Noma, located in Copenhagen, is known as the world’s best restaurant but has announced it will be closing permanently from the end of 2024.

Noma opened over two decades ago in 2003, when it gained prominence for its unique approach to dining. Their cuisine uses techniques from foraging combined with classic Nordic ingredients, including wild meats such as Sika deer, moose and reindeer. Since opening, they have hosted various pop-up experiences worldwide and begun an online store selling their own merchandise and products. Their tasting menu, which is currently in ‘game and forest season’ is based on local ingredients which change throughout the year, costs upwards of $500. The restaurant has been ranked as the best in the world, including in 2010, 2011, 2012 and 2014 by Restaurant magazine, and last year topped the World’s 50 Best Restaurants list while also gaining a coveted third Michelin star.

Plans for Noma to live on

Now, the mind behind Noma, René Redzepi has announced that the restaurant will be closing its doors towards the end of next year. However, Redzepi has plans for Noma to live on, as although the restaurant portion will be closing, the brand will continue to exist as a ‘food laboratory’, creating new products and dishes for its online store, titled Noma Projects.

The restaurant famously paved the way for a new style of food entitled ‘New Nordic’ which it will continue promoting through ecommerce.
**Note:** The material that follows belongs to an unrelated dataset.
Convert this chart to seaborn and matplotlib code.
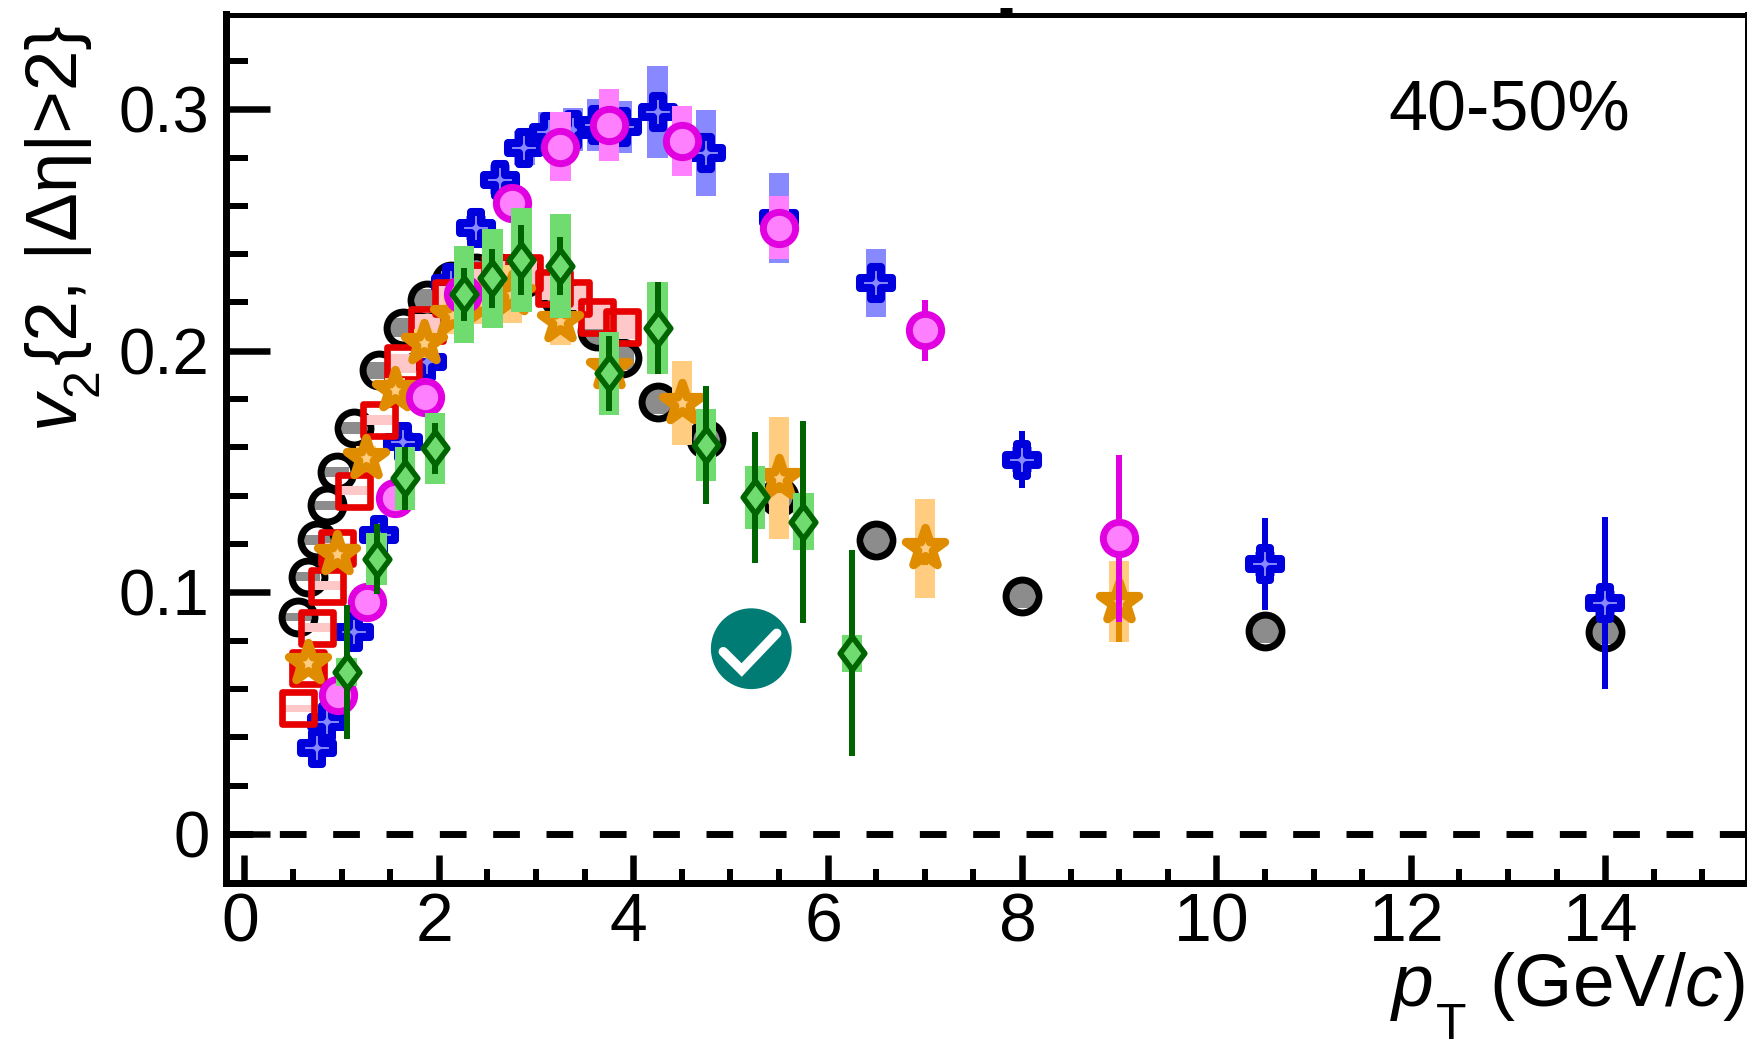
import matplotlib
matplotlib.use("Agg")
import matplotlib.pyplot as plt
from matplotlib.transforms import ScaledTranslation
import numpy as np
import seaborn as sns

# charged hadrons (black open circles)
ch_pt = [0.55, 0.65, 0.75, 0.85, 0.95, 1.13, 1.38, 1.63, 1.88, 2.13, 2.38, 2.63, 2.88, 3.25, 3.63, 3.88, 4.25, 4.75, 5.5, 6.5, 8.0, 10.5, 14.0]
ch_v2 = [0.0899, 0.1065, 0.1217, 0.136, 0.150, 0.168, 0.192, 0.2096, 0.221, 0.229, 0.232, 0.232, 0.230, 0.222, 0.208, 0.197, 0.179, 0.1635, 0.1395, 0.1217, 0.0987, 0.0842, 0.0838]
ch_sys = [0.0017, 0.0018, 0.002, 0.002, 0.0021, 0.0025, 0.0035, 0.004, 0.0046, 0.005, 0.005, 0.005, 0.005, 0.005, 0.005, 0.005, 0.0052, 0.0052, 0.0052, 0.0052, 0.0052, 0.0052, 0.0052]

# pions (red squares)
pi_pt = [0.55, 0.65, 0.75, 0.85, 0.95, 1.13, 1.38, 1.63, 1.88, 2.13, 2.38, 2.63, 2.88, 3.18, 3.38, 3.63, 3.88]
pi_v2 = [0.052, 0.0686, 0.0854, 0.1028, 0.1185, 0.1421, 0.1714, 0.1948, 0.2107, 0.222, 0.229, 0.232, 0.232, 0.226, 0.2217, 0.214, 0.21]
pi_sys = [0.0014, 0.0016, 0.002, 0.002, 0.002, 0.002, 0.002, 0.004, 0.0046, 0.005, 0.005, 0.005, 0.005, 0.005, 0.005, 0.005, 0.005]

# protons (blue crosses)
pr_pt = [0.75, 0.85, 1.13, 1.38, 1.63, 1.88, 2.13, 2.38, 2.63, 2.88, 3.13, 3.38, 3.63, 3.88, 4.25, 4.75, 5.5, 6.5, 8.0, 10.5, 14.0]
pr_v2 = [0.0355, 0.0465, 0.0837, 0.1238, 0.1624, 0.1955, 0.228, 0.2507, 0.2707, 0.2838, 0.2907, 0.2915, 0.2935, 0.2925, 0.299, 0.2817, 0.255, 0.228, 0.155, 0.1117, 0.0956]
pr_stat = [0.001, 0.001, 0.001, 0.001, 0.001, 0.001, 0.001, 0.001, 0.001, 0.002, 0.002, 0.002, 0.002, 0.002, 0.004, 0.004, 0.006, 0.006, 0.0117, 0.019, 0.0357]
pr_sys = [0.002, 0.002, 0.003, 0.003, 0.004, 0.004, 0.005, 0.005, 0.006, 0.007, 0.008, 0.009, 0.0107, 0.0107, 0.019, 0.0178, 0.0185, 0.014, 0.005, 0.005, 0.005]

# kaons (magenta circles)
ka_pt = [0.96, 1.26, 1.55, 1.86, 2.25, 2.75, 3.25, 3.75, 4.5, 5.5, 7.0, 9.0]
ka_v2 = [0.0575, 0.0962, 0.1392, 0.181, 0.2235, 0.261, 0.2845, 0.2935, 0.2868, 0.2509, 0.2085, 0.1223]
ka_stat = [0.001, 0.001, 0.001, 0.001, 0.002, 0.002, 0.002, 0.002, 0.004, 0.006, 0.0127, 0.0346]
ka_sys = [0.003, 0.003, 0.004, 0.004, 0.005, 0.006, 0.0143, 0.0148, 0.0146, 0.013, 0.006, 0.006]

# lambda (orange stars)
la_pt = [0.65, 0.95, 1.25, 1.55, 1.85, 2.15, 2.45, 2.75, 3.25, 3.75, 4.5, 5.5, 7.0, 9.0]
la_v2 = [0.0706, 0.1159, 0.1555, 0.1838, 0.2032, 0.215, 0.22, 0.2235, 0.2125, 0.193, 0.1783, 0.1473, 0.1183, 0.0962]
la_stat = [0.001, 0.001, 0.001, 0.001, 0.001, 0.002, 0.002, 0.002, 0.003, 0.004, 0.005, 0.006, 0.007, 0.0168]
la_sys = [0.003, 0.004, 0.005, 0.005, 0.006, 0.008, 0.009, 0.012, 0.01, 0.009, 0.0175, 0.0252, 0.0205, 0.0168]

# phi (green diamonds)
ph_pt = [1.05, 1.36, 1.65, 1.96, 2.26, 2.55, 2.85, 3.25, 3.75, 4.25, 4.75, 5.25, 5.75, 6.25]
ph_v2 = [0.0669, 0.1138, 0.1472, 0.1596, 0.2234, 0.23, 0.2376, 0.2352, 0.1907, 0.2093, 0.161, 0.1393, 0.1293, 0.0748]
ph_stat = [0.0277, 0.0145, 0.013, 0.0107, 0.011, 0.0123, 0.0145, 0.012, 0.0155, 0.019, 0.0244, 0.027, 0.0418, 0.0426]
ph_sys = [0.0058, 0.0107, 0.013, 0.0148, 0.0201, 0.0206, 0.0215, 0.0216, 0.0172, 0.019, 0.0148, 0.0129, 0.0117, 0.0076]

x_ticks = [0, 2, 4, 6, 8, 10, 12, 14]
y_ticks = [0, 0.1, 0.2, 0.3]
y_tick_labels = ["0", "0.1", "0.2", "0.3"]

PX = 0.72  # points per pixel at dpi 100
W, H = 1747, 1040

sns.set_theme(style="ticks")
plt.rcParams["font.family"] = ["Liberation Sans", "DejaVu Sans"]
plt.rcParams["mathtext.fontset"] = "custom"
plt.rcParams["mathtext.rm"] = "Liberation Sans"
plt.rcParams["mathtext.it"] = "Liberation Sans:italic"
for key in ["text.color", "axes.edgecolor", "axes.labelcolor", "xtick.color", "ytick.color"]:
    plt.rcParams[key] = "black"

fig = plt.figure(figsize=(W / 100, H / 100), dpi=100)
ax = fig.add_axes([226 / W, 1 - 883 / H, 1 - 226 / W, (883 - 14.5) / H])


def draw_series(pt, v2, sys, stat, z, marker, size, edge, face, box, lw, box_w=0.21):
    pt = np.array(pt)
    v2 = np.array(v2)
    sys = np.array(sys)
    ax.bar(pt, 2 * sys, bottom=v2 - sys, width=box_w, color=box, linewidth=0, zorder=z)
    if stat is not None:
        ax.errorbar(pt, v2, yerr=stat, fmt="none", ecolor=edge, elinewidth=6 * PX, capsize=0, zorder=z + 0.1)
    sns.scatterplot(x=pt, y=v2, ax=ax, marker=marker, s=size, color=face, edgecolor=edge,
                    linewidth=lw, legend=False, zorder=z + 0.2)


diamond = [(0, 1), (0.75, 0), (0, -1), (-0.75, 0), (0, 1)]

draw_series(ch_pt, ch_v2, ch_sys, None, 2, "o", 560, "#000000", (1, 1, 1, 0), "#8c8c8c", 5, box_w=0.26)
draw_series(pr_pt, pr_v2, pr_sys, pr_stat, 3, "P", 560, "#0000dd", "#8888ff", "#8888ff", 5.8)
draw_series(pi_pt, pi_v2, pi_sys, None, 4, "s", 540, "#e60000", (1, 1, 1, 0), "#ffc8c8", 4.8, box_w=0.27)
draw_series(la_pt, la_v2, la_sys, la_stat, 5, "*", 860, "#e08c00", "#ffcc80", "#ffcc80", 6.2)
draw_series(ka_pt, ka_v2, ka_sys, ka_stat, 6, "o", 540, "#e000e0", "#ff80ff", "#ff80ff", 5)
draw_series(ph_pt, ph_v2, ph_sys, ph_stat, 7, diamond, 560, "#006400", "#70dc70", "#70dc70", 4)

ax.axhline(0, color="black", lw=5, dashes=(3.85, 3.83), dash_capstyle="butt", zorder=1.5)

ax.set_xlim(-0.19, 15.46)
ax.set_ylim(-0.0203, 0.3392)
ax.set_xticks(x_ticks)
ax.set_xticks(np.arange(0, 15.5, 0.5), minor=True)
ax.set_yticks(y_ticks)
ax.set_yticklabels(y_tick_labels)
ax.set_yticks(np.arange(0, 0.33, 0.02), minor=True)
ax.tick_params(axis="y", which="major", direction="in", length=44 * PX, width=6.5 * PX, labelsize=47, pad=12)
ax.tick_params(axis="y", which="minor", direction="in", length=22 * PX, width=6 * PX)
ax.tick_params(axis="x", which="major", direction="in", length=28 * PX, width=6.5 * PX, labelsize=49, pad=6)
ax.tick_params(axis="x", which="minor", direction="in", length=14 * PX, width=6 * PX)
for side, px in [("left", 7), ("bottom", 7), ("top", 5), ("right", 4)]:
    ax.spines[side].set_linewidth(px * PX)
for label in ax.get_xticklabels():
    label.set_transform(label.get_transform() + ScaledTranslation(-4.5 / 100, 0, fig.dpi_scale_trans))

ax.text(1509 / W, 1 - 112 / H, "40-50%", transform=fig.transFigure, fontsize=50.5, ha="center", va="center")

# x title, pieces placed by hand so the subscript sits as low as in the original
fig.text(1390 / W, 1 - 1006 / H, r"$\mathit{p}$", fontsize=54, ha="left", va="baseline")
fig.text(1436 / W, 1 - 1039 / H, "T", fontsize=36, ha="left", va="baseline")
fig.text(1745 / W, 1 - 1006 / H, r"(GeV/$\mathit{c}$)", fontsize=54, ha="right", va="baseline")

# y title, same idea
fig.text(77 / W, 1 - 432 / H, r"$\mathit{v}$", fontsize=54, rotation=90, rotation_mode="anchor", ha="left", va="baseline")
fig.text(97 / W, 1 - 396 / H, "2", fontsize=36, rotation=90, rotation_mode="anchor", ha="left", va="baseline")
fig.text(77 / W, 1 - 365 / H, "{2, |Δη|>2}", fontsize=52.5, rotation=90, rotation_mode="anchor", ha="left", va="baseline")

# small stray tick above the frame
fig.add_artist(plt.Line2D([1000, 1012], [H - 10, H - 10], color="black", lw=5 * PX, transform=None, solid_capstyle="butt"))

# verification badge on top of the chart
badge = plt.Circle((751.3, H - 648.7), 39.7, color="#007c74", transform=None, zorder=10)
fig.add_artist(badge)
fig.add_artist(plt.Line2D([723.3, 741.7, 776.7], [H - 651.7, H - 670, H - 633.3], color="white", lw=9.5 * PX,
                          transform=None, zorder=11, solid_joinstyle="miter"))

fig.savefig("out.png", dpi=100)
The dining rooms are also expected to return sporadically for one-off pop-up events. Part of the reason for the restaurants sudden announcement is that although their unique attitude to using local ingredients may seem sustainable, the unique creations served at Noma at extremely labour intensive and it is getting harder to compensate workers fairly while maintaining its own high standards. Recently reports arose revealing that Noma used for much of its work and treated foreign workers poorly, although this has now changed it has meant Noma’s monthly expenses have increased dramatically. Before the restaurant finally closes in 2024, Redzepi plans to spend the next two years building a new production facility to assist the Noma Projects endeavours, which will also employ up to 70 people.